Instructions for the task: Each line that follows should be printed again exactly as it stands.

Data lines:
---

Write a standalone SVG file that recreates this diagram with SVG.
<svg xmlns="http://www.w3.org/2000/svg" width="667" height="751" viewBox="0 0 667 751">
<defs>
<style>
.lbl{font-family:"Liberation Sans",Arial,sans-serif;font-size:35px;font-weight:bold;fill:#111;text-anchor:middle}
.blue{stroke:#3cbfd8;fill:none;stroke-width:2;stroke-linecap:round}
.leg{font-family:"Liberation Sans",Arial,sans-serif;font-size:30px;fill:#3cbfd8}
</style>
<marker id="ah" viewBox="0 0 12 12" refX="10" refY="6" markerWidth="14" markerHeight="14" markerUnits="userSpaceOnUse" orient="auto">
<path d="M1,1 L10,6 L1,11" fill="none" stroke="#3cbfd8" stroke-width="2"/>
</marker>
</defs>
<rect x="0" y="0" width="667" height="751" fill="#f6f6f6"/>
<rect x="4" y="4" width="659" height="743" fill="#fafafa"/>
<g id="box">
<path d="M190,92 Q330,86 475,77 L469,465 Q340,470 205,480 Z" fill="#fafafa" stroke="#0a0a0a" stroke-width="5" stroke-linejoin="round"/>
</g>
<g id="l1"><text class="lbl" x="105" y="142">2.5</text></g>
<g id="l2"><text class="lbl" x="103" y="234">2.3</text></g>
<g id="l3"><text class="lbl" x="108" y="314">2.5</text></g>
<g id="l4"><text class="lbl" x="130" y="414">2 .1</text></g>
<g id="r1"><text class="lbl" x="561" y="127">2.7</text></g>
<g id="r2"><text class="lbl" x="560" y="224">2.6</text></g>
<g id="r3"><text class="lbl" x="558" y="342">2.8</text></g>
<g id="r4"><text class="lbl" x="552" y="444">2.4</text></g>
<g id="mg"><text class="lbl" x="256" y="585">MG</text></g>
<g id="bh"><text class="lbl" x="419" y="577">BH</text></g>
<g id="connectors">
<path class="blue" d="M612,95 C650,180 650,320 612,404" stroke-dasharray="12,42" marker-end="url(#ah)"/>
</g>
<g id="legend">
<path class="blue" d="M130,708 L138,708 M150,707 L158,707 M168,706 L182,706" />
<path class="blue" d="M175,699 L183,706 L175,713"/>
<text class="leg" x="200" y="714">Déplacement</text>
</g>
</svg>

---

Response for this exercise:
Write a standalone SVG file that recreates this diagram with SVG.
<svg xmlns="http://www.w3.org/2000/svg" width="667" height="751" viewBox="0 0 667 751">
<defs>
<style>
.lbl{font-family:"Liberation Sans",Arial,sans-serif;font-size:35px;font-weight:bold;fill:#111;text-anchor:middle}
.blue{stroke:#3cbfd8;fill:none;stroke-width:2;stroke-linecap:round}
.leg{font-family:"Liberation Sans",Arial,sans-serif;font-size:30px;fill:#3cbfd8}
</style>
<marker id="ah" viewBox="0 0 12 12" refX="10" refY="6" markerWidth="14" markerHeight="14" markerUnits="userSpaceOnUse" orient="auto">
<path d="M1,1 L10,6 L1,11" fill="none" stroke="#3cbfd8" stroke-width="2"/>
</marker>
</defs>
<rect x="0" y="0" width="667" height="751" fill="#f6f6f6"/>
<rect x="4" y="4" width="659" height="743" fill="#fafafa"/>
<g id="box">
<path d="M190,92 Q330,86 475,77 L469,465 Q340,470 205,480 Z" fill="#fafafa" stroke="#0a0a0a" stroke-width="5" stroke-linejoin="round"/>
</g>
<g id="l1"><text class="lbl" x="105" y="142">2.5</text></g>
<g id="l2"><text class="lbl" x="103" y="234">2.3</text></g>
<g id="l3"><text class="lbl" x="108" y="314">2.5</text></g>
<g id="l4"><text class="lbl" x="130" y="414">2 .1</text></g>
<g id="r1"><text class="lbl" x="561" y="127">2.7</text></g>
<g id="r2"><text class="lbl" x="560" y="224">2.6</text></g>
<g id="r3"><text class="lbl" x="558" y="342">2.8</text></g>
<g id="r4"><text class="lbl" x="552" y="444">2.4</text></g>
<g id="mg"><text class="lbl" x="256" y="585">MG</text></g>
<g id="bh"><text class="lbl" x="419" y="577">BH</text></g>
<g id="connectors">
<path class="blue" d="M612,95 C650,180 650,320 612,404" stroke-dasharray="12,42" marker-end="url(#ah)"/>
</g>
<g id="legend">
<path class="blue" d="M130,708 L138,708 M150,707 L158,707 M168,706 L182,706" />
<path class="blue" d="M175,699 L183,706 L175,713"/>
<text class="leg" x="200" y="714">Déplacement</text>
</g>
</svg>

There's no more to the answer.